— START OF Dataset extract —
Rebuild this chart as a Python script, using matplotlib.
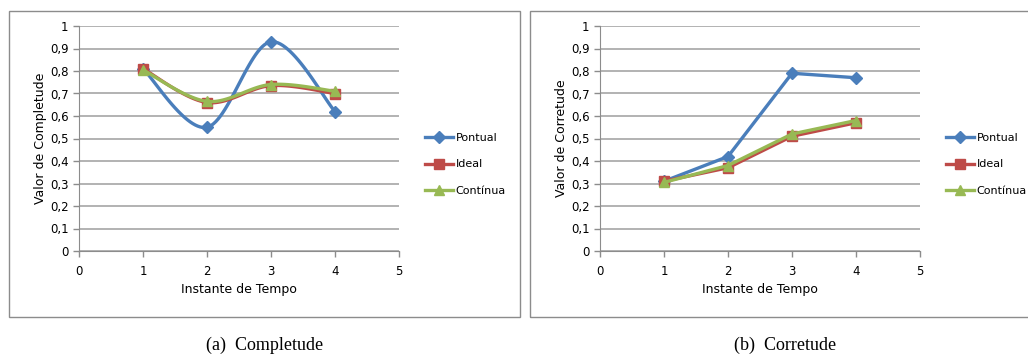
import numpy as np
import matplotlib.pyplot as plt
from matplotlib.patches import Rectangle
from matplotlib.ticker import FuncFormatter

instantes = [1, 2, 3, 4]

# Completude
comp_pontual = [0.81, 0.55, 0.93, 0.62]
comp_ideal = [0.81, 0.66, 0.735, 0.70]
comp_continua = [0.805, 0.665, 0.74, 0.71]

# Corretude
corr_pontual = [0.31, 0.42, 0.79, 0.77]
corr_ideal = [0.31, 0.37, 0.51, 0.57]
corr_continua = [0.305, 0.38, 0.52, 0.58]

series_names = ['Pontual', 'Ideal', 'Contínua']
cores = ['#4A7EBB', '#BE4B48', '#98B954']
marcadores = ['D', 's', '^']
tamanhos = [6, 7.5, 7.5]

W, H = 1028, 356


def suave(x, y, n=30):
    # curva suavizada estilo planilha (bezier com pontos de controle a 1/6)
    x = np.asarray(x, float)
    y = np.asarray(y, float)
    pts = np.column_stack([x, y])
    ext = np.vstack([pts[0], pts, pts[-1]])
    out = []
    for i in range(len(pts) - 1):
        p0, p1, p2, p3 = ext[i], ext[i + 1], ext[i + 2], ext[i + 3]
        c1 = p1 + (p2 - p0) / 6.0
        c2 = p2 - (p3 - p1) / 6.0
        t = np.linspace(0, 1, n)[:, None]
        seg = ((1 - t) ** 3) * p1 + 3 * ((1 - t) ** 2) * t * c1 + 3 * (1 - t) * t ** 2 * c2 + t ** 3 * p2
        out.append(seg if i == 0 else seg[1:])
    seg = np.vstack(out)
    return seg[:, 0], seg[:, 1]


def px_axes(fig, x0, y0, x1, y1):
    return fig.add_axes([x0 / W, 1 - y1 / H, (x1 - x0) / W, (y1 - y0) / H])


def painel(fig, left, ylabel, dados, smooth, caption, cap_x):
    ax = px_axes(fig, left, 26, left + 320, 251)
    for i, vals in enumerate(dados):
        if smooth:
            xs, ys = suave(instantes, vals)
        else:
            xs, ys = instantes, vals
        ax.plot(xs, ys, color=cores[i], lw=2.4, zorder=3 + i, solid_capstyle='round')
        ax.plot(instantes, vals, ls='none', marker=marcadores[i], ms=tamanhos[i],
                color=cores[i], zorder=3 + i)
    ax.set_xlim(0, 5)
    ax.set_ylim(0, 1)
    ax.set_xticks(range(6))
    ax.set_yticks(np.arange(0, 1.01, 0.1))
    ax.yaxis.set_major_formatter(FuncFormatter(
        lambda v, p: '0' if abs(v) < 1e-9 else ('1' if abs(v - 1) < 1e-9 else f'{v:.1f}'.replace('.', ','))))
    ax.grid(axis='y', color='#a6a6a6', lw=1.2)
    ax.set_axisbelow(True)
    for s in ['top', 'right']:
        ax.spines[s].set_visible(False)
    for s in ['left', 'bottom']:
        ax.spines[s].set_color('#8c8c8c')
    ax.tick_params(colors='#8c8c8c', labelcolor='black', labelsize=8.5, length=4, width=1)
    ax.tick_params(axis='x', pad=6)
    ax.set_xlabel('Instante de Tempo', fontsize=9, labelpad=4)
    ax.set_ylabel(ylabel, fontsize=9, labelpad=2)
    ax.set_facecolor('none')

    handles = [plt.Line2D([], [], color=cores[i], lw=2.4, marker=marcadores[i], ms=tamanhos[i])
               for i in range(3)]
    fig.legend(handles, series_names, loc='center left',
               bbox_to_anchor=((left + 346) / W, 1 - 164.5 / H), frameon=False,
               borderpad=0, borderaxespad=0,
               fontsize=8, handlelength=2.5, handletextpad=0.25, labelspacing=1.45)
    fig.text(cap_x / W, 1 - 345 / H, caption, ha='center', va='center',
             fontsize=13, family='Liberation Serif')


fig = plt.figure(figsize=(W / 100, H / 100), dpi=100)
fig.add_artist(Rectangle((9 / W, 1 - 317 / H), (520 - 9) / W, (317 - 11) / H,
                         transform=fig.transFigure, fill=False, ec='#8c8c8c', lw=1))
fig.add_artist(Rectangle((530 / W, 1 - 317 / H), (1040 - 530) / W, (317 - 11) / H,
                         transform=fig.transFigure, fill=False, ec='#8c8c8c', lw=1))

painel(fig, 79, 'Valor de Completude', [comp_pontual, comp_ideal, comp_continua],
       True, '(a)  Completude', 265)
painel(fig, 600, 'Valor de Corretude', [corr_pontual, corr_ideal, corr_continua],
       False, '(b)  Corretude', 785)

fig.savefig('out.png', dpi=100)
— END OF Dataset extract —
## What you have to do
Pictures stay out. Print the data exactly, from its first line through the line containing "return fig.add_axes([x0 /".

## Answer for the task
Rebuild this chart as a Python script, using matplotlib.
import numpy as np
import matplotlib.pyplot as plt
from matplotlib.patches import Rectangle
from matplotlib.ticker import FuncFormatter

instantes = [1, 2, 3, 4]

# Completude
comp_pontual = [0.81, 0.55, 0.93, 0.62]
comp_ideal = [0.81, 0.66, 0.735, 0.70]
comp_continua = [0.805, 0.665, 0.74, 0.71]

# Corretude
corr_pontual = [0.31, 0.42, 0.79, 0.77]
corr_ideal = [0.31, 0.37, 0.51, 0.57]
corr_continua = [0.305, 0.38, 0.52, 0.58]

series_names = ['Pontual', 'Ideal', 'Contínua']
cores = ['#4A7EBB', '#BE4B48', '#98B954']
marcadores = ['D', 's', '^']
tamanhos = [6, 7.5, 7.5]

W, H = 1028, 356


def suave(x, y, n=30):
    # curva suavizada estilo planilha (bezier com pontos de controle a 1/6)
    x = np.asarray(x, float)
    y = np.asarray(y, float)
    pts = np.column_stack([x, y])
    ext = np.vstack([pts[0], pts, pts[-1]])
    out = []
    for i in range(len(pts) - 1):
        p0, p1, p2, p3 = ext[i], ext[i + 1], ext[i + 2], ext[i + 3]
        c1 = p1 + (p2 - p0) / 6.0
        c2 = p2 - (p3 - p1) / 6.0
        t = np.linspace(0, 1, n)[:, None]
        seg = ((1 - t) ** 3) * p1 + 3 * ((1 - t) ** 2) * t * c1 + 3 * (1 - t) * t ** 2 * c2 + t ** 3 * p2
        out.append(seg if i == 0 else seg[1:])
    seg = np.vstack(out)
    return seg[:, 0], seg[:, 1]


def px_axes(fig, x0, y0, x1, y1):
    return fig.add_axes([x0 / W, 1 - y1 / H, (x1 - x0) / W, (y1 - y0) / H])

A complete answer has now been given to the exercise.